Take a moment and a deep breath. Now, imagine you are sitting in in a cool void of crisp air. Your body can relax fully, and every muscle finally has time to rest. You’ve been working so hard, and now the weight of the world–and the world itself–is gone. There is only you and the void. Somewhere in the distance, you can hear light harp music. Clear, beautiful chords wash over you, and your mind drifts, as if on a slow but persistent river, to a place of pure serenity. Time has no meaning there, but a little part of you remains awake, a tiny coal of tension that never quite burns out. Suddenly, that coal roars to life, and you open your eyes. The cool room, the empty void, the harp music, they’re all gone. Now you’re in a sandbox as big as a football field. It’s humid, you’re sweating profusely and alarms are shrieking in your head, and then a hulking bald man charges toward you–you’re not sure where he came from, but he’s coming after you. The sweating behemoth sends waves of sand in the air with every step. He has tattoos of ambiguous meaning plastered upon his frankly excessive muscles. In his left hand is a small plastic bucket like what children use to make castles at the beach. He stops in front of you, grabs you be the chin, forces your mouth open, and pours bucket after bucket of sand down your throat. You silently beg for death, but there is only sand.
That’s what Mondays have become for me.
I miss the days when the end of the weekend only meant going to class or being disappointed with my homework. Now, I still do that, but I’ve also got to be the catalyst for the disappointment of others. I’ve seen the hollow-eyed shame as students hand me essays they would rather toss in an active volcano. When I see that look, I try to give a nod of encouragement, some sign that I know what they’re feeling and have also wanted to burn my work rather than let anyone else see it. For a lot of my students, I think I am more of an obstacle than a person, and I understand.

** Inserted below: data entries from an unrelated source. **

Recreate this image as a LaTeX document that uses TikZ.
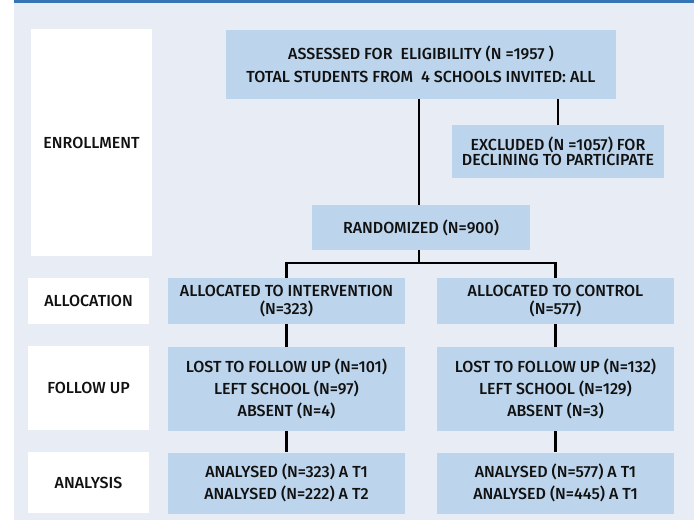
\documentclass[tikz,border=0pt]{standalone}
\usepackage{fontspec}
\setmainfont{Fira Sans Medium}
\begin{document}
\begin{tikzpicture}[x=1pt,y=-1pt,
  box/.style={rectangle,fill=boxblue,inner sep=0pt,align=center,anchor=center,text=textdark},
  lab/.style={rectangle,fill=white,inner sep=0pt,align=center,anchor=center,text=textdark},
  conn/.style={draw=black,line width=2.2pt},
  sp/.style={font=\fontsize{16}{#1}\selectfont}]
\definecolor{boxblue}{HTML}{BDD5EC}
\definecolor{bgblue}{HTML}{E8EDF5}
\definecolor{barblue}{HTML}{3575B5}
\definecolor{textdark}{HTML}{111111}
\useasboundingbox (0,0) rectangle (694,522);
\fill[bgblue] (14,0) rectangle (694,520);
\fill[barblue] (14,0) rectangle (694,3);
% stage labels
\node[lab,sp=18,minimum width=121,minimum height=227] (enr) at (91.5,142.5) {ENROLLMENT};
\node[lab,sp=18,minimum width=121,minimum height=46] (alloc) at (88.5,301) {ALLOCATION};
\node[lab,sp=18,minimum width=121,minimum height=84] (fup) at (88.5,388) {FOLLOW UP};
\node[lab,sp=18,minimum width=121,minimum height=61] (ana) at (88.5,482.5) {ANALYSIS};
% boxes
\node[box,sp=23,minimum width=390,minimum height=69] (assessed) at (421,64.5)
  {ASSESSED FOR \ ELIGIBILITY (N =1957 )\\TOTAL STUDENTS FROM \ 4 SCHOOLS INVITED: ALL};
\node[box,sp=15,minimum width=212,minimum height=53] (excl) at (558,151.5)
  {EXCLUDED (N =1057) FOR\\DECLINING TO PARTICIPATE};
\node[box,sp=18,minimum width=218,minimum height=45] (rand) at (421,227.5) {RANDOMIZED (N=900)};
\node[box,sp=18,minimum width=237,minimum height=46] (int) at (286.5,301)
  {ALLOCATED TO INTERVENTION\\(N=323)};
\node[box,sp=18,minimum width=237,minimum height=46] (ctl) at (555.5,301)
  {ALLOCATED TO CONTROL\\(N=577)};
\node[box,sp=22,minimum width=237,minimum height=84] (fi) at (286.5,389)
  {LOST TO FOLLOW UP (N=101)\\LEFT SCHOOL (N=97)\\ABSENT (N=4)};
\node[box,sp=22,minimum width=237,minimum height=84] (fc) at (555.5,389)
  {LOST TO FOLLOW UP (N=132)\\LEFT SCHOOL (N=129)\\ABSENT (N=3)};
\node[box,sp=22,minimum width=237,minimum height=61] (ai) at (286.5,483)
  {ANALYSED (N=323) A T1\\ANALYSED (N=222) A T2};
\node[box,sp=22,minimum width=237,minimum height=61] (ac) at (555.5,483)
  {ANALYSED (N=577) A T1\\ANALYSED (N=445) A T1};
% connectors
\coordinate (split) at (419,263);
\draw[conn] ([xshift=-2]assessed.south) -- ([xshift=-2]rand.north);
\draw[conn] (excl.north |- assessed.south) -- (excl.north);
\draw[conn] (rand.south -| split) -- (split);
\draw[conn] (int.north) |- (split) -| (ctl.north);
\draw[conn] (int.south) -- (fi.north);
\draw[conn] (ctl.south) -- (fc.north);
\draw[conn] (fi.south) -- (ai.north);
\draw[conn] (fc.south) -- (ac.north);
\end{tikzpicture}
\end{document}
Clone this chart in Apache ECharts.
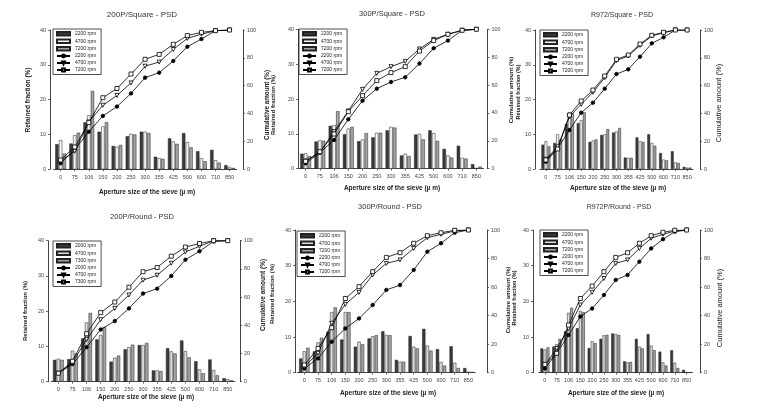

I’ve had teachers whose humanity I have actively resisted acknowledging. Every math teacher I’ve ever had has been a robot sent from the future specifically to make me suffer. If any of my kids think I’m a robot, they must imagine the engineer behind my existence is some kind of clown prodigy, able to flawlessly replicate a perfect human form, but deciding instead to build a weird, goofy looking thing with a severe overbite and a frizzy mop on its head.
Sunday is like a bouncer at one of those clubs I’ve never been to. It lets me enjoy myself for a while, and then as the night gets late, it kicks me back into the real world where I’m supposed to be a real person and nothing is serenaded by war drums disguised as music. It’s Monday, and now it’s time to pry myself from the safety of my blankets and go meet with my students.